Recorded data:

----

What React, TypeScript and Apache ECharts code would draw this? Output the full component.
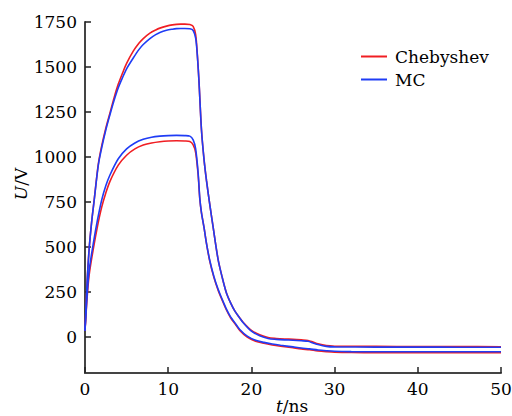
import React, { useEffect, useRef } from "react";
import * as echarts from "echarts";

const seriesNames = ["Chebyshev", "MC"];
const yTicks = [0, 250, 500, 750, 1000, 1250, 1500, 1750];

const upperT = [0, 0.25, 0.5, 0.8, 1.1, 1.6, 2, 2.5, 3, 3.5, 4, 4.5, 5, 5.8, 6.5, 7, 7.8, 8.5, 9, 9.8, 10.5, 11, 11.5, 12, 12.6, 13, 13.3, 13.5, 13.7, 14, 14.3, 14.6, 15, 15.4, 16, 16.5, 17, 17.5, 18, 18.5, 19, 20, 21, 22, 23, 24, 25, 26, 26.8, 27.4, 28, 29, 30, 35, 40, 45, 50];
const chebUpper = [35, 300, 490, 640, 760, 960, 1060, 1160, 1245, 1330, 1405, 1465, 1520, 1588, 1633, 1658, 1688, 1706, 1716, 1727, 1734, 1737, 1738, 1738, 1736, 1726, 1680, 1570, 1420, 1150, 990, 870, 735, 610, 430, 330, 245, 190, 145, 112, 82, 37, 12, -3, -8, -11, -13, -16, -19, -28, -38, -48, -51, -52, -53, -53, -54];
const mcUpper = [35, 300, 490, 640, 758, 955, 1050, 1150, 1235, 1315, 1385, 1440, 1490, 1550, 1598, 1625, 1658, 1680, 1692, 1704, 1710, 1713, 1714, 1714, 1712, 1703, 1660, 1565, 1420, 1150, 990, 870, 735, 610, 430, 330, 245, 190, 145, 112, 80, 32, 7, -8, -13, -16, -18, -21, -24, -33, -42, -52, -55, -56, -56, -57, -57];

const lowerT = [0, 0.25, 0.5, 1, 1.5, 2, 2.5, 3, 4, 5, 6, 7, 8, 9, 10, 11, 12, 12.6, 13, 13.3, 13.6, 13.8, 14, 14.3, 14.6, 15, 15.5, 16, 16.5, 17, 17.5, 18, 18.6, 19.5, 20.5, 21.5, 22.5, 23.5, 25, 26, 27, 28, 29, 30, 32, 35, 40, 45, 50];
const chebLower = [35, 215, 345, 490, 615, 720, 800, 865, 955, 1010, 1045, 1066, 1078, 1085, 1089, 1090, 1089, 1086, 1068, 1025, 900, 765, 690, 610, 520, 420, 330, 260, 203, 150, 107, 75, 37, 0, -23, -35, -44, -51, -60, -66, -71, -77, -81, -84, -86, -87, -87, -87, -87];
const mcLower = [35, 230, 370, 520, 650, 760, 840, 900, 990, 1045, 1078, 1098, 1110, 1116, 1119, 1120, 1119, 1116, 1095, 1045, 910, 770, 690, 610, 520, 425, 335, 265, 208, 155, 112, 80, 42, 5, -18, -30, -39, -46, -55, -61, -66, -72, -76, -79, -81, -82, -82, -82, -82];

const RED = "#f01e23";
const BLUE = "#1f3cf5";
const FONT = "DejaVu Serif";
const FS = 17;

const zip = (t: number[], v: number[]) => t.map((x, i) => [x, v[i]]);

export default function App() {
  const ref = useRef<HTMLDivElement>(null);
  useEffect(() => {
    if (!ref.current) return;
    const chart = echarts.init(ref.current, null, { renderer: "svg" });
    const line = (name: string, color: string, data: number[][], z: number) => ({
      type: "line",
      name,
      data,
      symbol: "none",
      smooth: 0.3,
      z,
      lineStyle: { color, width: 1.6 },
      itemStyle: { color },
    });
    const rich = {
      i: { fontStyle: "italic", fontFamily: FONT, fontSize: FS, fill: "#000" },
      n: { fontFamily: FONT, fontSize: FS, fill: "#000" },
    };
    chart.setOption({
      animation: false,
      backgroundColor: "#fff",
      grid: { left: 85, right: 11, top: 22, bottom: 43, outerBoundsMode: "none" },
      legend: {
        data: seriesNames,
        orient: "vertical",
        left: 356,
        top: 43,
        icon: "rect",
        itemWidth: 26,
        itemHeight: 2,
        itemGap: 6,
        itemStyle: { borderWidth: 0 },
        textStyle: { fontFamily: FONT, fontSize: FS, color: "#000", padding: [0, 0, 0, 3] },
      },
      xAxis: {
        type: "value",
        min: 0,
        max: 50,
        interval: 10,
        axisLine: { show: true, onZero: false, lineStyle: { color: "#444", width: 2 } },
        axisTick: { show: true, inside: true, length: 6, lineStyle: { color: "#222", width: 1.5 } },
        axisLabel: { fontFamily: FONT, fontSize: FS, color: "#000", margin: 7, formatter: (v: number) => String(v) },
        splitLine: { show: false },
      },
      yAxis: {
        type: "value",
        min: -200,
        max: 1750,
        axisLine: { show: true, onZero: false, lineStyle: { color: "#444", width: 2 } },
        axisTick: { show: true, inside: true, length: 6, customValues: yTicks, lineStyle: { color: "#222", width: 1.5 } },
        axisLabel: { customValues: yTicks, fontFamily: FONT, fontSize: FS, color: "#000", margin: 8, formatter: (v: number) => String(v) },
        splitLine: { show: false },
      },
      graphic: [
        {
          type: "text",
          x: 21,
          y: 184,
          rotation: Math.PI / 2,
          style: {
            text: "{i|U}{n|/V}",
            rich,
            fill: "#000",
            align: "center",
            verticalAlign: "middle",
          },
        },
        {
          type: "text",
          x: 292,
          y: 406,
          style: {
            text: "{i|t}{n|/ns}",
            rich,
            fill: "#000",
            align: "center",
            verticalAlign: "middle",
          },
        },
      ],
      series: [
        line("Chebyshev", RED, zip(upperT, chebUpper), 2),
        line("Chebyshev", RED, zip(lowerT, chebLower), 2),
        line("MC", BLUE, zip(upperT, mcUpper), 3),
        line("MC", BLUE, zip(lowerT, mcLower), 3),
      ],
    });
    return () => chart.dispose();
  }, []);
  return (
    <div
      ref={ref}
      style={{ position: "fixed", left: 0, top: 0, width: 512, height: 416 }}
    />
  );
}
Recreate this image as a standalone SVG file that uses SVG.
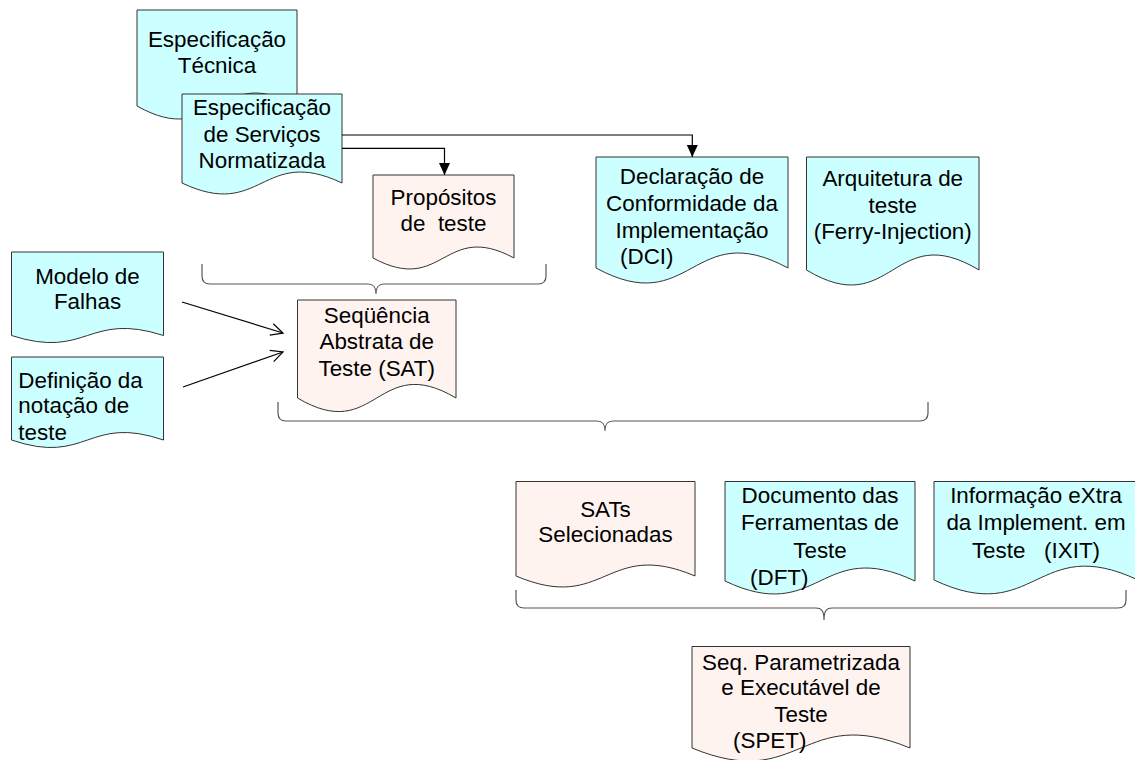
<svg xmlns="http://www.w3.org/2000/svg" width="1135" height="760" viewBox="0 0 1135 760">
<style>
  .cy { fill: #CCFFFF; stroke: #333; stroke-width: 1; }
  .pk { fill: #FFF3EF; stroke: #333; stroke-width: 1; }
  text { font-family: "Liberation Sans", Arial, sans-serif; font-size: 22.4px; fill: #000; }
  .c { text-anchor: middle; }
  .conn { fill: none; stroke: #000; stroke-width: 1.2; }
  .brace { fill: none; stroke: #555; stroke-width: 1.2; }
</style>
<defs>
  <marker id="arrF" markerUnits="userSpaceOnUse" markerWidth="12" markerHeight="12" refX="12" refY="5.5" orient="auto">
    <path d="M0,0 L12,5.5 L0,11 Z" fill="#000"/>
  </marker>
  <marker id="arrO" markerUnits="userSpaceOnUse" markerWidth="14" markerHeight="14" refX="13" refY="7" orient="auto">
    <path d="M1,1 L13,7 L1,13" fill="none" stroke="#000" stroke-width="1.2"/>
  </marker>
</defs>

<g id="esp-tecnica">
  <path class="cy" d="M137,10 H297 V106 C217,61 217,151 137,106 Z"/>
  <text class="c" x="217" y="47">Especificação</text>
  <text class="c" x="217" y="73">Técnica</text>
</g>

<g id="esp-servicos">
  <path class="cy" d="M182,94 H342 V183 C262,145 262,221 182,183 Z"/>
  <text class="c" x="262" y="115">Especificação</text>
  <text class="c" x="262" y="141.7">de Serviços</text>
  <text class="c" x="262" y="168.3">Normatizada</text>
</g>

<g id="propositos">
  <path class="pk" d="M373,175 H514 V258 C443.5,220 443.5,296 373,258 Z"/>
  <text class="c" x="443.5" y="205">Propósitos</text>
  <text class="c" x="443.5" y="231" xml:space="preserve">de  teste</text>
</g>

<g id="dci">
  <path class="cy" d="M596,157 H788 V268 C692,216 692,320 596,268 Z"/>
  <text class="c" x="692" y="184">Declaração de</text>
  <text class="c" x="692" y="211">Conformidade da</text>
  <text class="c" x="692" y="238">Implementação</text>
  <text x="620" y="264">(DCI)</text>
</g>

<g id="arquitetura">
  <path class="cy" d="M806.5,157 H979 V270 C892.75,218 892.75,322 806.5,270 Z"/>
  <text class="c" x="892.75" y="186">Arquitetura de</text>
  <text class="c" x="892.75" y="213">teste</text>
  <text class="c" x="892.75" y="239">(Ferry-Injection)</text>
</g>

<g id="modelo-falhas">
  <path class="cy" d="M11.5,252 H163.5 V335.5 C87.5,311 87.5,360 11.5,335.5 Z"/>
  <text class="c" x="87.5" y="284">Modelo de</text>
  <text class="c" x="87.5" y="309">Falhas</text>
</g>

<g id="definicao-notacao">
  <path class="cy" d="M11.5,357 H163.5 V440 C87.5,414 87.5,466 11.5,440 Z"/>
  <text x="18.3" y="388">Definição da</text>
  <text x="18.3" y="413">notação de</text>
  <text x="18.3" y="440">teste</text>
</g>

<g id="sat">
  <path class="pk" d="M297.5,300 H456 V398 C376.75,351 376.75,445 297.5,398 Z"/>
  <text class="c" x="376.75" y="322.5">Seqüência</text>
  <text class="c" x="376.75" y="349">Abstrata de</text>
  <text class="c" x="376.75" y="375.5">Teste (SAT)</text>
</g>

<g id="sats-selecionadas">
  <path class="pk" d="M516,481.5 H695 V576 C605.5,538 605.5,614 516,576 Z"/>
  <text class="c" x="605.5" y="516.7">SATs</text>
  <text class="c" x="605.5" y="541.7">Selecionadas</text>
</g>

<g id="dft">
  <path class="cy" d="M725,481.5 H915 V581 C820,536 820,626 725,581 Z"/>
  <text class="c" x="820" y="503">Documento das</text>
  <text class="c" x="820" y="530">Ferramentas de</text>
  <text class="c" x="820" y="558">Teste</text>
  <text x="750" y="585">(DFT)</text>
</g>

<g id="ixit">
  <path class="cy" d="M934,481.5 H1138 V580 C1036,532 1036,628 934,580 Z"/>
  <text class="c" x="1036" y="503">Informação eXtra</text>
  <text class="c" x="1036" y="530">da Implement. em</text>
  <text class="c" x="1036" y="558" xml:space="preserve">Teste   (IXIT)</text>
</g>

<g id="spet">
  <path class="pk" d="M692,646.5 H910 V748 C801,703 801,793 692,748 Z"/>
  <text class="c" x="801" y="670">Seq. Parametrizada</text>
  <text class="c" x="801" y="695">e Executável de</text>
  <text class="c" x="801" y="721.7">Teste</text>
  <text x="733" y="748">(SPET)</text>
</g>

<g id="connectors">
  <path class="conn" d="M342,135 H692.3 V157" marker-end="url(#arrF)"/>
  <path class="conn" d="M342,148.3 H444.5 V175" marker-end="url(#arrF)"/>
  <path class="conn" d="M182,302 L283,333" marker-end="url(#arrO)"/>
  <path class="conn" d="M183,387 L283,352" marker-end="url(#arrO)"/>
  <path class="brace" d="M202,264 V276 Q202,284 210,284 H368 C373,284 376,286 376,294 C376,286 379,284 384,284 H538 Q546,284 546,276 V264"/>
  <path class="brace" d="M278,402 V413 Q278,421 286,421 H597 C602,421 605,423 605,431 C605,423 608,421 613,421 H920 Q928,421 928,413 V402"/>
  <path class="brace" d="M516,590 V600 Q516,608 524,608 H816 C821,608 824,610 824,620 C824,610 827,608 832,608 H1118 Q1126,608 1126,600 V590"/>
</g>
</svg>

----

Written exercise
Only the lines from the start of the records through the line containing "const yTicks = [0, 250, 500, 750, 1000, 1250, 1500, 1750];" should be repeated, word for word, with the pictures left out.

Response to the task
What React, TypeScript and Apache ECharts code would draw this? Output the full component.
import React, { useEffect, useRef } from "react";
import * as echarts from "echarts";

const seriesNames = ["Chebyshev", "MC"];
const yTicks = [0, 250, 500, 750, 1000, 1250, 1500, 1750];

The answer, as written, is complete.